#### GOAL
Pull every line that holds the word "diagram" from the entries.

#### Plotting code records
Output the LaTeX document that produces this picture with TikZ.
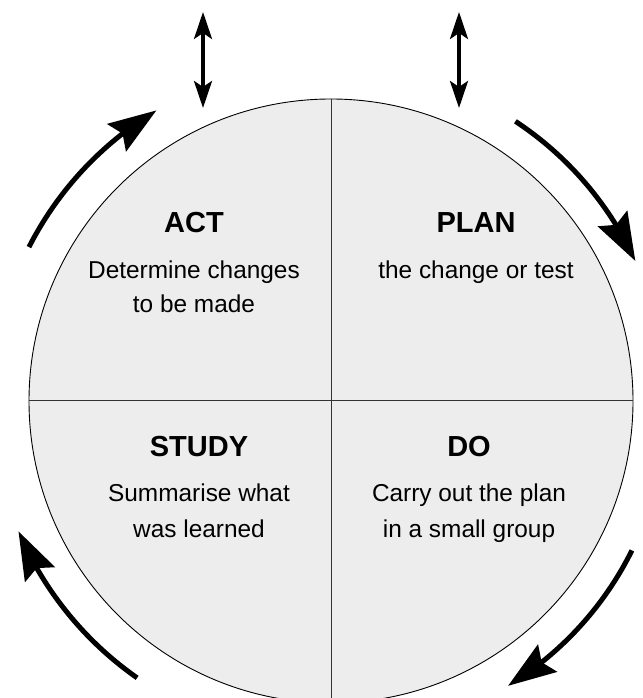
\documentclass[tikz,border=0pt]{standalone}
\usepackage{fontspec}
\setmainfont{Liberation Sans}
\usetikzlibrary{arrows.meta,bending}

\tikzset{
  heading/.style={font=\bfseries\fontsize{29}{34}\selectfont, anchor=base, inner sep=0pt},
  body/.style={font=\fontsize{24.4}{30}\selectfont, anchor=base, inner sep=0pt},
  cyclearrow/.style={line width=5pt, -{Stealth[length=48pt,width=33pt,inset=7pt]}},
  twoway/.style={line width=3.5pt, {Stealth[length=27pt,width=18pt,inset=6pt]}-{Stealth[length=27pt,width=18pt,inset=6pt]}},
}

\begin{document}
\begin{tikzpicture}[x=1pt,y=1pt]
\useasboundingbox (0,0) rectangle (642,698);
% Draw the wheel and its four quarters
\node [circle, draw, line width=0.9pt, fill=black!7, minimum size=604pt, inner sep=0pt] (wheel) at (331,297) {};
\draw [line width=1pt, color=black!80] (wheel.north) -- (wheel.south);
\draw [line width=1pt, color=black!80] (wheel.west) -- (wheel.east);
% Texts of the quarters
\node [heading] (act) at (194,465) {ACT};
\node [body] (act1) at (194,419) {Determine changes};
\node [body] (act2) at (194,385) {to be made};
\node [heading] (plan) at (476,465) {PLAN};
\node [body] (plan1) at (476,419) {the change or test};
\node [heading] (study) at (199,241) {STUDY};
\node [body] (study1) at (199,196) {Summarise what};
\node [body] (study2) at (199,160) {was learned};
\node [heading] (do) at (469,241) {DO};
\node [body] (do1) at (469,196) {Carry out the plan};
\node [body] (do2) at (469,160) {in a small group};
% Two-way arrows above
\coordinate (actin) at (203,686);
\coordinate (actout) at (203,590);
\coordinate (planin) at (459,686);
\coordinate (planout) at (459,590);
\draw [twoway] (actin) -- (actout);
\draw [twoway] (planin) -- (planout);
% Arrows round the wheel
\draw [cyclearrow] ([shift={(153:339)}]wheel.center) arc [start angle=153, end angle=121, radius=339];
\draw [cyclearrow] ([shift={(56.6:335)}]wheel.center) arc [start angle=56.6, end angle=24.7, radius=335];
\draw [cyclearrow] ([shift={(-26.4:336)}]wheel.center) arc [start angle=-26.4, end angle=-58.5, radius=332];
\draw [cyclearrow] ([shift={(-125:338)}]wheel.center) arc [start angle=-125, end angle=-157, radius=342];
\end{tikzpicture}
\end{document}
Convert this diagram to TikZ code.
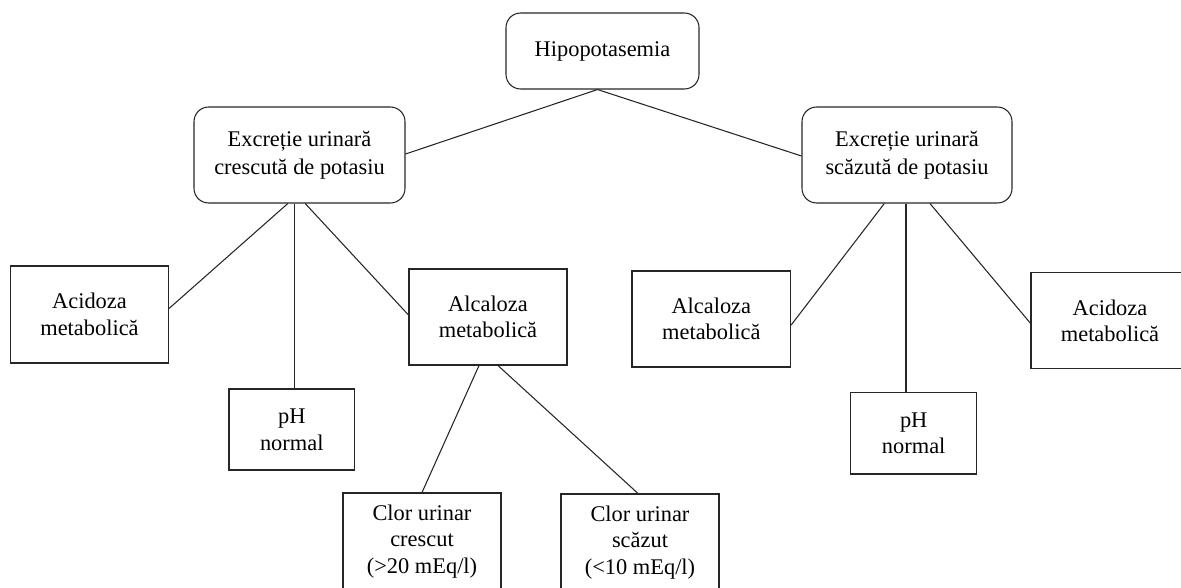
\documentclass[tikz,border=0pt]{standalone}
\usepackage{fontspec}
\setmainfont{Liberation Serif}
\usetikzlibrary{calc}
\begin{document}
\begin{tikzpicture}[x=0.75pt,y=-0.75pt,
  box/.style={draw=black!85, line width=0.8pt, align=center, inner sep=0pt, font=\fontsize{16.8}{20}\selectfont},
  rbox/.style={box, rounded corners=11pt, font=\fontsize{16.8}{21.3}\selectfont},
  conn/.style={draw=black!85, line width=0.8pt}]
\useasboundingbox (0,0) rectangle (1181,588);
% nodes
\node[rbox, minimum width=144.75pt, minimum height=57pt] (hipo) at (602.5,51) {Hipopotasemia};
\node[rbox, minimum width=158.25pt, minimum height=72pt] (L) at (299.5,155) {Excreție urinară\\crescută de potasiu};
\node[rbox, minimum width=157.5pt, minimum height=72pt] (R) at (907,155) {Excreție urinară\\scăzută de potasiu};
\node[box, minimum width=118.5pt, minimum height=72.75pt] (LA) at (89.5,314.5) {Acidoza\\metabolică};
\node[box, minimum width=94.1pt, minimum height=60.75pt] (LpH) at (291.75,429.5) {pH\\normal};
\node[box, minimum width=118.5pt, minimum height=72pt] (LAlc) at (488,317) {Alcaloza\\metabolică};
\node[box, minimum width=118.5pt, minimum height=72.75pt] (C1) at (422,541.5) {Clor urinar\\crescut\\(>20 mEq/l)};
\node[box, minimum width=118.5pt, minimum height=72.75pt] (C2) at (640,542.5) {Clor urinar\\scăzut\\(<10 mEq/l)};
\node[box, minimum width=119pt, minimum height=72pt] (RA) at (711.3,319) {Alcaloza\\metabolică};
\node[box, minimum width=94.5pt, minimum height=61pt] (RpH) at (913.7,433.3) {pH\\normal};
\node[box, minimum width=118.5pt, minimum height=72.2pt] (RAc) at (1110,320.8) {Acidoza\\metabolică};
% connection points
\coordinate (hb) at ($(hipo.south)+(-5,0)$);
\coordinate (l1) at ($(L.south)+(-11.7,0)$);
\coordinate (l2) at ($(L.south)+(-4.6,0)$);
\coordinate (l3) at ($(L.south)+(5.7,0)$);
\coordinate (a1) at ($(LAlc.south)+(-9,0)$);
\coordinate (a2) at ($(LAlc.south)+(10,0)$);
\coordinate (r1) at ($(R.south)+(-22.7,0)$);
\coordinate (r2) at ($(R.south)+(-1,0)$);
\coordinate (r3) at ($(R.south)+(23,0)$);
% connectors
\draw[conn] (hb) -- ($(L.east)+(0,-1)$);
\draw[conn] (hb) -- ($(R.west)+(0,1)$);
\draw[conn] (l1) -- ($(LA.east)+(0,-6)$);
\draw[conn] (l2) -- (l2 |- LpH.north);
\draw[conn] (l3) -- ($(LAlc.west)+(0,-2)$);
\draw[conn] (a1) -- (C1.north);
\draw[conn] (a2) -- ($(C2.north)+(-2,0)$);
\draw[conn] (r1) -- ($(RA.east)+(0,6)$);
\draw[conn] (r2) -- (r2 |- RpH.north);
\draw[conn] (r3) -- ($(RAc.west)+(0,2.5)$);
\end{tikzpicture}
\end{document}
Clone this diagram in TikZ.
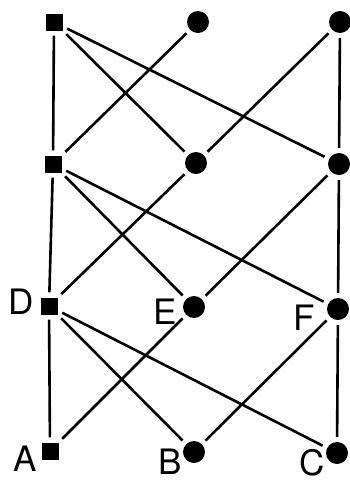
\documentclass[tikz,border=0pt]{standalone}
\usepackage{fontspec}
\setsansfont{TeX Gyre Heros}
\usetikzlibrary{positioning}

\begin{document}
\begin{tikzpicture}[x=1pt, y=-1pt,
    font=\sffamily\fontsize{35}{35}\selectfont,
    edge/.style={line width=2.6pt, black, shorten >=5pt, shorten <=5pt},
    sq/.style={fill=black, minimum size=17pt, inner sep=0pt},
    dot/.style={circle, fill=black, minimum size=22pt, inner sep=0pt},
    every label/.style={inner sep=0pt, text=black},
]
\useasboundingbox (0,0) rectangle (350,483);

% --- columna izquierda: cuadrados ---
\node[sq] (s1) at (54,22) {};
\node[sq] (s2) at (53,164) {};
\node[sq, label={[xshift=-6pt, yshift=4pt]left:D}] (D) at (49,306) {};
\node[sq, label={[xshift=-4pt, yshift=14pt]below left:A}] (A) at (50,451) {};

% --- columnas central y derecha: puntos ---
\node[dot] (m1) at (198,22) {};
\node[dot] (m2) at (196,163) {};
\node[dot, label={[xshift=-6pt, yshift=-5pt]left:E}] (E) at (194,307) {};
\node[dot, label={[xshift=-1pt, yshift=-10pt]left:B}] (B) at (194,452) {};

\node[dot] (r1) at (340,22) {};
\node[dot] (r2) at (339,164) {};
\node[dot, label={[xshift=-12pt, yshift=-9pt]left:F}] (F) at (338,309) {};
\node[dot, label={[xshift=-1pt, yshift=-10pt]left:C}] (C) at (337,453) {};

% todas las aristas
\foreach \a/\b in {s1/s2, s2/D, D/A, r1/r2, r2/F, F/C,
                   s1/m2, s1/r2, m1/s2, r1/m2, m2/D,
                   s2/E, s2/F, r2/E, E/A,
                   D/B, D/C, F/B}
    \draw[edge] (\a) -- (\b);

\end{tikzpicture}
\end{document}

#### EXERCISE ANSWER
Convert this diagram to TikZ code.
Clone this diagram in TikZ.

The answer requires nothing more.